- Data extract:
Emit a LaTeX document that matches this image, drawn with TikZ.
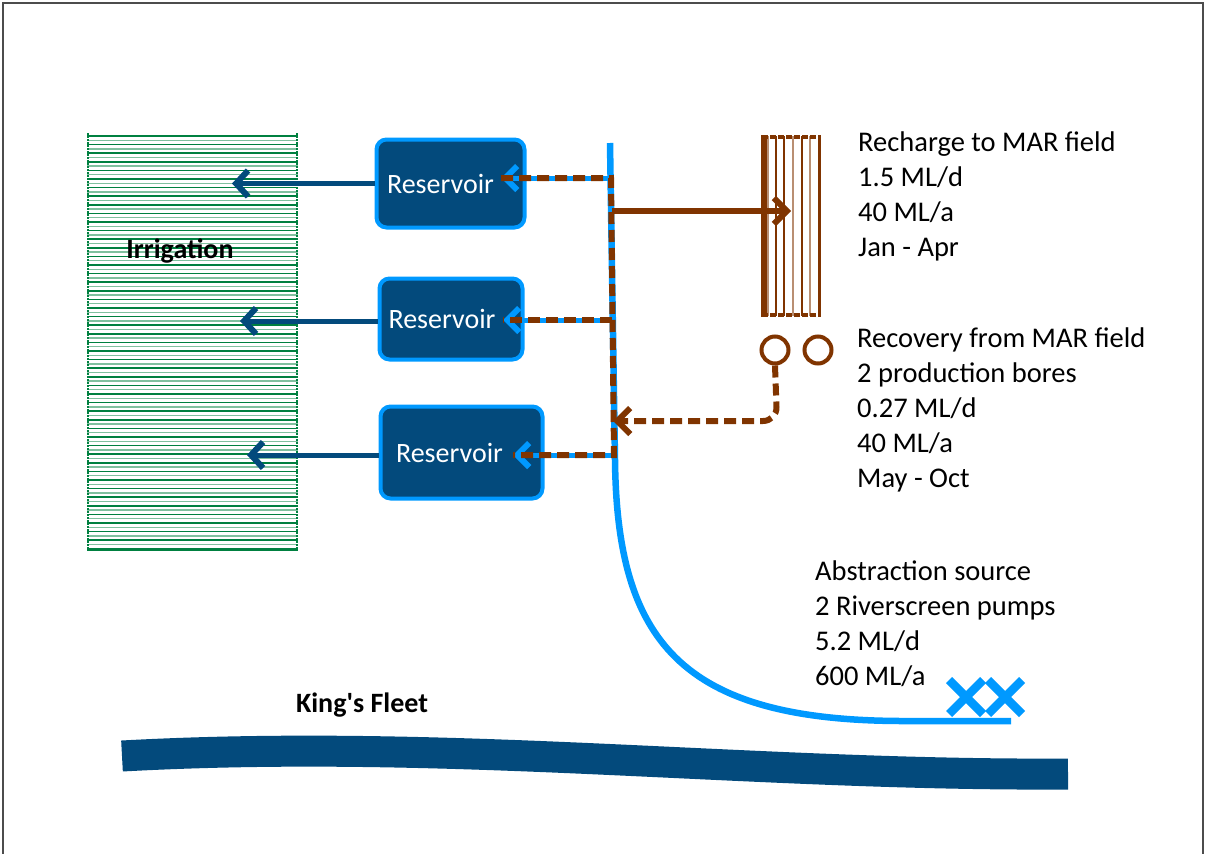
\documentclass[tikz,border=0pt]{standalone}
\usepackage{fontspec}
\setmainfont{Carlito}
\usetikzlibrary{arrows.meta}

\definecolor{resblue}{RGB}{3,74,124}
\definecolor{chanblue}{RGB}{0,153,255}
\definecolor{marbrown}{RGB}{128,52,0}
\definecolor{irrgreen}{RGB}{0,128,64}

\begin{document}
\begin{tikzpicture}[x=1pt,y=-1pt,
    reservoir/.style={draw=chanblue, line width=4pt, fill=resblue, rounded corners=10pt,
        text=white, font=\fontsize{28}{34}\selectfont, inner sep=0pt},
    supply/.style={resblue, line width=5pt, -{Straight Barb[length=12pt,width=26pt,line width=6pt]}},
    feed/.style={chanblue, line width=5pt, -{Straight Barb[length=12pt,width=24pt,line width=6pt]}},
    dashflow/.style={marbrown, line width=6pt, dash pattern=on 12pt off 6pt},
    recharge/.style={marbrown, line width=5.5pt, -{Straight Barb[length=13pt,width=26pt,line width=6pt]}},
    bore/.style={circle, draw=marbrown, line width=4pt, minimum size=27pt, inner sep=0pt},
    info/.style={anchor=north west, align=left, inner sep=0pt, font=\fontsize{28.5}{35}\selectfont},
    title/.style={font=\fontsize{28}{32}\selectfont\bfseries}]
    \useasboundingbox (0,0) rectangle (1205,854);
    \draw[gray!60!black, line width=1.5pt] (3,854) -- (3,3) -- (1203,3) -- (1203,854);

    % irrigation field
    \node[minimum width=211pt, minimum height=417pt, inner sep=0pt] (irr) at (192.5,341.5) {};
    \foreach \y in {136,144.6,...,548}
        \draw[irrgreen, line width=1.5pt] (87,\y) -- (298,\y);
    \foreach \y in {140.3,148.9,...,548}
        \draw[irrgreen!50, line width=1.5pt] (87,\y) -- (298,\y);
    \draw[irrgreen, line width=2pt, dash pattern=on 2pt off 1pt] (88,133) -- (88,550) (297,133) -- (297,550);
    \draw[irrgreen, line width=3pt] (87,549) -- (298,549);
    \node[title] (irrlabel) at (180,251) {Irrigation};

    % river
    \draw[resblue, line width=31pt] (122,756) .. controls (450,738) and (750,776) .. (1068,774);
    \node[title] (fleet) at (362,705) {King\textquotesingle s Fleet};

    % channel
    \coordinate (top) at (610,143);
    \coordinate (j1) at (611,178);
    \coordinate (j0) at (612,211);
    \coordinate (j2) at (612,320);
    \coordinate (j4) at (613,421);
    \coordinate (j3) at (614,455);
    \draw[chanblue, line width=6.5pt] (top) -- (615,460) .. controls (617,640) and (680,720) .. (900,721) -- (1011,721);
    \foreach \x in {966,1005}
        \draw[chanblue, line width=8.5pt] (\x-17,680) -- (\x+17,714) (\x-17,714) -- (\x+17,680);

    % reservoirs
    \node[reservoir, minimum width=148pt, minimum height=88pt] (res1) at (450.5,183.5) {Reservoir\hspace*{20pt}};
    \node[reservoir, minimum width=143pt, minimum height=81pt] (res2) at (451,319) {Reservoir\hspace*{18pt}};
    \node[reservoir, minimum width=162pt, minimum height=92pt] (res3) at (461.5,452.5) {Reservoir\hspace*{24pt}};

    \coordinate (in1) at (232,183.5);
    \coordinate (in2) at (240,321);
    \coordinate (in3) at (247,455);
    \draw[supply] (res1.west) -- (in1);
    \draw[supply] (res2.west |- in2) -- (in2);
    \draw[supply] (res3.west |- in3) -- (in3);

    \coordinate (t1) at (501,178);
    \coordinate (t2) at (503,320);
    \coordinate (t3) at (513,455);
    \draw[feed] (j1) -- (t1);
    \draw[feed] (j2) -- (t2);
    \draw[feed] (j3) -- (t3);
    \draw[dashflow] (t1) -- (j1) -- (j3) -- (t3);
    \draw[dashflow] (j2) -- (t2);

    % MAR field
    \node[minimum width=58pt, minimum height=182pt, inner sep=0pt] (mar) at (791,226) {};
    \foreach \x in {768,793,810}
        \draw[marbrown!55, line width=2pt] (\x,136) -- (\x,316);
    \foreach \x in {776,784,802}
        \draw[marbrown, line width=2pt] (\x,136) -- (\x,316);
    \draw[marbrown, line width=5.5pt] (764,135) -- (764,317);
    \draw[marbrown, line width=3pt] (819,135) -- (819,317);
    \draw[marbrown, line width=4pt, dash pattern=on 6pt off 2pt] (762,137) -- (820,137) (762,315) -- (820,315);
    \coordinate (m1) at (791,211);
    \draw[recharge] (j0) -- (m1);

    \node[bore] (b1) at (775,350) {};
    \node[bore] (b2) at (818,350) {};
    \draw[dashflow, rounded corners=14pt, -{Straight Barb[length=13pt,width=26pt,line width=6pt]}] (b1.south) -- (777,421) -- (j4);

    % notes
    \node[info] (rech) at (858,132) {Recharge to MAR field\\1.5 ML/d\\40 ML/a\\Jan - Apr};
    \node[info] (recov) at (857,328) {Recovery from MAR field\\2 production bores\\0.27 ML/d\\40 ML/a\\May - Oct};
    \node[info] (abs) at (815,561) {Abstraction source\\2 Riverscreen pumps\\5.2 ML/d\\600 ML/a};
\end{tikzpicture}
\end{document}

- Exercise instructions: Go from the first line of the data above to the line containing "(1203,3) -- (1203,854);" and retype exactly those lines, both included, but none of the pictures.

- Final answer:
Emit a LaTeX document that matches this image, drawn with TikZ.
\documentclass[tikz,border=0pt]{standalone}
\usepackage{fontspec}
\setmainfont{Carlito}
\usetikzlibrary{arrows.meta}

\definecolor{resblue}{RGB}{3,74,124}
\definecolor{chanblue}{RGB}{0,153,255}
\definecolor{marbrown}{RGB}{128,52,0}
\definecolor{irrgreen}{RGB}{0,128,64}

\begin{document}
\begin{tikzpicture}[x=1pt,y=-1pt,
    reservoir/.style={draw=chanblue, line width=4pt, fill=resblue, rounded corners=10pt,
        text=white, font=\fontsize{28}{34}\selectfont, inner sep=0pt},
    supply/.style={resblue, line width=5pt, -{Straight Barb[length=12pt,width=26pt,line width=6pt]}},
    feed/.style={chanblue, line width=5pt, -{Straight Barb[length=12pt,width=24pt,line width=6pt]}},
    dashflow/.style={marbrown, line width=6pt, dash pattern=on 12pt off 6pt},
    recharge/.style={marbrown, line width=5.5pt, -{Straight Barb[length=13pt,width=26pt,line width=6pt]}},
    bore/.style={circle, draw=marbrown, line width=4pt, minimum size=27pt, inner sep=0pt},
    info/.style={anchor=north west, align=left, inner sep=0pt, font=\fontsize{28.5}{35}\selectfont},
    title/.style={font=\fontsize{28}{32}\selectfont\bfseries}]
    \useasboundingbox (0,0) rectangle (1205,854);
    \draw[gray!60!black, line width=1.5pt] (3,854) -- (3,3) -- (1203,3) -- (1203,854);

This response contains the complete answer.